6 Very Important Investing Terms
The financial world is filled with lots of technical and complex concepts. Hence, if you really want to fully understand how it works and what you can do to gain income from it, then what you need to do is to start understanding some basic concepts first. This can be done by picking some basic terminologies that you can define.
In this view, among the most basic terms that you have to understand are the cash settled, derivative, settlement risks, open interest as well as inside market and equivalency. This article will define the basic meanings of these terms and probably provide illustrations and examples, if necessary.
Cash Settled
Cash settled is a short term of cash-settled options. This is one of the options that a trader can choose when dealing with securities. This is because it does not required the physical or actual delivery of the specific security primarily because of the high costs that will be incurred from transportation.
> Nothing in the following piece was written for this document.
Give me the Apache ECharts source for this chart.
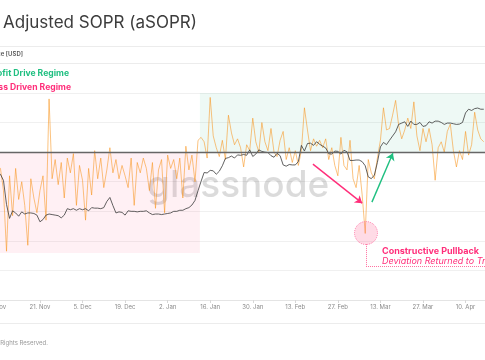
<!DOCTYPE html>
<html><head><meta charset="utf-8">
<script src="https://cdn.jsdelivr.net/npm/echarts@6/dist/echarts.min.js"></script>
<style>
html,body{margin:0;padding:0;width:485px;height:360px;overflow:hidden;background:#fff;}
#c{position:absolute;left:-20px;top:0;width:530px;height:360px;}
</style></head><body><div id="c"></div>
<script>
// day index 0 = 7 Nov 2022, one value per day
const tickLabels = ['7. Nov','21. Nov','5. Dec','19. Dec','2. Jan','16. Jan','30. Jan','13. Feb','27. Feb','13. Mar','27. Mar','10. Apr','24. Apr'];

const asopr = [
 0.988,0.989,0.974,0.933,0.984,0.957,0.989,0.968,0.980,0.964,
 0.937,0.982,0.969,0.959,0.974,0.984,0.954,1.036,0.982,0.995,
 0.978,0.993,0.969,0.996,0.986,0.999,0.964,0.991,0.981,0.954,
 0.989,0.971,1.001,0.982,0.996,0.976,0.988,1.003,0.986,0.995,
 0.982,0.991,0.984,0.976,0.996,0.964,0.993,0.986,0.996,0.989,
 0.974,0.993,0.962,0.988,0.995,0.959,0.998,0.989,0.995,0.982,
 0.996,0.969,1.004,0.988,0.998,0.980,1.008,1.010,1.007,0.996,
 1.037,1.011,1.003,0.997,1.008,0.995,1.025,1.013,1.005,1.009,
 1.003,0.990,1.005,1.001,1.023,1.007,1.000,1.020,1.007,1.001,
 1.016,1.000,0.997,1.008,1.014,0.995,1.003,0.993,1.001,0.991,
 1.001,1.030,1.015,1.001,1.009,1.004,1.008,1.003,1.009,0.995,
 1.003,0.991,0.984,1.010,0.991,0.988,1.008,0.982,0.976,0.991,
 0.971,0.945,0.995,0.986,0.982,0.996,1.008,1.030,1.015,1.016,
 1.025,1.035,1.018,1.009,1.015,1.023,1.016,1.034,1.011,1.001,
 1.016,1.007,1.016,1.005,0.981,1.003,1.007,1.000,1.014,1.019,
 1.001,0.990,1.001,0.995,1.014,0.998,1.005,1.027,1.015,1.009,
 1.007
];

const price = [
 20800,20700,20000,17500,16200,16900,16700,16400,16800,16600,
 16700,16700,16650,16500,15900,16100,16500,16600,16550,16500,
 16450,16250,16500,17100,17000,17100,16950,17100,17000,17100,
 16900,17200,17150,17150,17100,17200,17800,18200,17400,16700,
 16800,16750,16500,16900,16850,16850,16800,16850,16850,16900,
 16700,16550,16600,16600,16550,16600,16650,16700,16850,16850,
 16950,16950,17100,17200,17450,17900,18900,19900,20900,20850,
 21150,21100,20700,21050,21700,22600,22700,22900,22650,23050,
 23000,23100,23000,23700,22850,23150,23700,23500,23400,23350,
 22950,22750,23250,22950,21800,21650,21850,21800,21800,22200,
 24300,23550,24550,24600,24300,24800,24450,24200,23950,23200,
 23150,23550,23500,23150,23650,23450,22350,22350,22400,22400,
 22200,21700,20400,20200,20600,22100,24100,24700,24400,25000,
 25600,26200,27300,27500,27700,27000,27800,27300,27300,27600,
 27000,27100,27700,27500,27800,27800,27600,27300,27500,27500,
 27400,27300,27350,27600,29100,29700,29500,29800,29900,29700,
 29700
];

const OFF = 20;
const PINK = '#ff2e7a', GREEN = '#1fbf80';
const chart = echarts.init(document.getElementById('c'), null, {width: 530, height: 360});

const option = {
  animation: false,
  textStyle: {fontFamily: 'Inter'},
  grid: {left: 17.4, right: 1.9, top: 93, bottom: 60, containLabel: false, outerBoundsMode: 'none'},
  xAxis: {
    type: 'value', min: 0, max: 168, interval: 14,
    axisLine: {lineStyle: {color: '#e4e4e4'}},
    axisTick: {show: true, length: 3, lineStyle: {color: '#d8d8d8'}},
    axisLabel: {fontSize: 6, color: '#8a8a8a', margin: 4, fontFamily: 'Inter',
      formatter: v => tickLabels[Math.round(v / 14)] || ''},
    splitLine: {show: false}
  },
  yAxis: [
    {type: 'value', min: 0.9, max: 1.04, interval: 0.02,
     axisLabel: {show: false}, axisLine: {show: false}, axisTick: {show: false},
     splitLine: {lineStyle: {color: '#f0f0f0', width: 1}}},
    {type: 'log', min: 10300, max: 32500, show: false, splitLine: {show: false}}
  ],
  series: [
    {
      name: 'aSOPR', type: 'line', data: asopr.map((v, i) => [i, v]),
      showSymbol: false, symbol: 'none', z: 2,
      lineStyle: {color: '#f7931a', width: 0.9, opacity: 0.62},
      markArea: {
        silent: true,
        data: [
          [{xAxis: 0, yAxis: 0.9318, itemStyle: {color: 'rgba(255,60,120,0.08)'}}, {xAxis: 66.6, yAxis: 1.0}],
          [{xAxis: 66.6, yAxis: 1.0, itemStyle: {color: 'rgba(40,180,130,0.08)'}}, {xAxis: 168, yAxis: 1.04}]
        ]
      },
      markLine: {
        silent: true, animation: false, label: {show: false},
        data: [
          [{coord: [0, 1.0], symbol: 'none', lineStyle: {color: '#666', width: 1.3, type: 'solid'}}, {coord: [168, 1.0], symbol: 'none'}],
          [{coord: [103.8, 0.9919], symbol: 'none', lineStyle: {color: PINK, width: 1.4, type: 'solid'}}, {coord: [120, 0.9655], symbol: 'arrow', symbolSize: 7}],
          [{coord: [123.2, 0.9662], symbol: 'none', lineStyle: {color: GREEN, width: 1.4, type: 'solid'}}, {coord: [130.1, 0.9993], symbol: 'arrow', symbolSize: 7}],
          [{coord: [121.25, 0.9378], symbol: 'none', lineStyle: {color: '#ff6fa0', width: 1, type: 'dotted'}}, {coord: [121.25, 0.9230], symbol: 'none'}],
          [{coord: [121.25, 0.9230], symbol: 'none', lineStyle: {color: '#ff6fa0', width: 1, type: 'dotted'}}, {coord: [168, 0.9230], symbol: 'none'}]
        ]
      },
      markPoint: {
        silent: true, label: {show: false},
        data: [{coord: [121.25, 0.9453], symbol: 'circle', symbolSize: 23,
          itemStyle: {color: 'rgba(255,90,140,0.22)', borderColor: '#ff7aa8', borderWidth: 1, borderType: 'dotted'}}]
      }
    },
    {
      name: 'Price [USD]', type: 'line', yAxisIndex: 1, data: price.map((v, i) => [i, v]),
      showSymbol: false, symbol: 'none', z: 3,
      lineStyle: {color: '#3a3a3a', width: 0.8}
    }
  ],
  graphic: [
    {type: 'text', x: 3 + OFF, y: 23, z: 10, style: {text: 'Adjusted SOPR (aSOPR)', font: '400 17px Inter', fill: '#3c3c3c', verticalAlign: 'middle'}},
    {type: 'line', shape: {x1: 0, y1: 46.5, x2: 530, y2: 46.5}, style: {stroke: '#ececec', lineWidth: 1}},
    {type: 'line', shape: {x1: 0, y1: 63.5, x2: 530, y2: 63.5}, style: {stroke: '#ececec', lineWidth: 1}},
    {type: 'line', shape: {x1: 0, y1: 323.5, x2: 530, y2: 323.5}, style: {stroke: '#ececec', lineWidth: 1}},
    {type: 'text', x: 23 + OFF, y: 54.5, style: {text: 'Price [USD]', font: '600 6px Inter', fill: '#555', align: 'right', verticalAlign: 'middle'}},
    {type: 'text', x: 69 + OFF, y: 73, style: {text: 'Profit Drive Regime', font: '700 8.6px Inter', fill: GREEN, align: 'right', verticalAlign: 'middle'}},
    {type: 'text', x: 71 + OFF, y: 87, style: {text: 'Loss Driven Regime', font: '700 8.6px Inter', fill: PINK, align: 'right', verticalAlign: 'middle'}},
    {type: 'text', x: 48 + OFF, y: 343, style: {text: '© 2023 Glassnode. All Rights Reserved.', font: '400 6px Inter', fill: '#999', align: 'right', verticalAlign: 'middle'}},
    {type: 'text', x: 147 + OFF, y: 186, z: 1, style: {text: 'glassnode', font: '500 37px Inter', fill: 'rgba(0,0,0,0.14)', verticalAlign: 'middle'}},
    {type: 'text', x: 382 + OFF, y: 251, style: {text: 'Constructive Pullback', font: '700 9px Inter', fill: PINK, verticalAlign: 'middle'}},
    {type: 'text', x: 382 + OFF, y: 261.5, style: {text: 'Deviation Returned to Trend', font: 'italic 400 9px Inter', fill: PINK, verticalAlign: 'middle'}}
  ]
};
chart.setOption(option);
</script>
</body></html>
In some cases, this is the option of traders, specifically buyers, who do not want to get hold of the physical security.
Derivative
On the other hand, the second basic term is the derivative, which refers to the instrument being used for trading. This serves like a contract between two or more parties wherein there are some specifications on the terms like price, interest and the like.
Settlement Risk
As its name suggest, settlement risk is a kind of risk that usually occur when the counterparty was not able to deliver its commitment according to the agreed contract or terms and conditions. This is very common in all kind of trade, but one can minimize it by monitoring and checking that the seller, for instance, will deliver its commitment no matter what.
Open Interest
Open interest can mean two things. On the one hand, it can refer to the specific number of the buy market orders that are available even before the opening of the stock market. On the other hand, it can also mean that total options and futures contracts that were not delivered during the specific trade.
Inside Market
This is specifically important for people who are engaging in security trading. This is because inside market means that highest bid and the lowest level of offered price between the different competing market makers, specifically in the field of security trading at the NASDAQ market.
Equivalency
Last, but not the least important of these basic terms that you need to understand, is the equivalency. This term can actually mean different things. However, among the most common usage of this is on the cash equivalency, which is very much related to its root word equivalent. For example, when it comes to the cash equivalency, this can mean an asset tat can be changed easily into cash.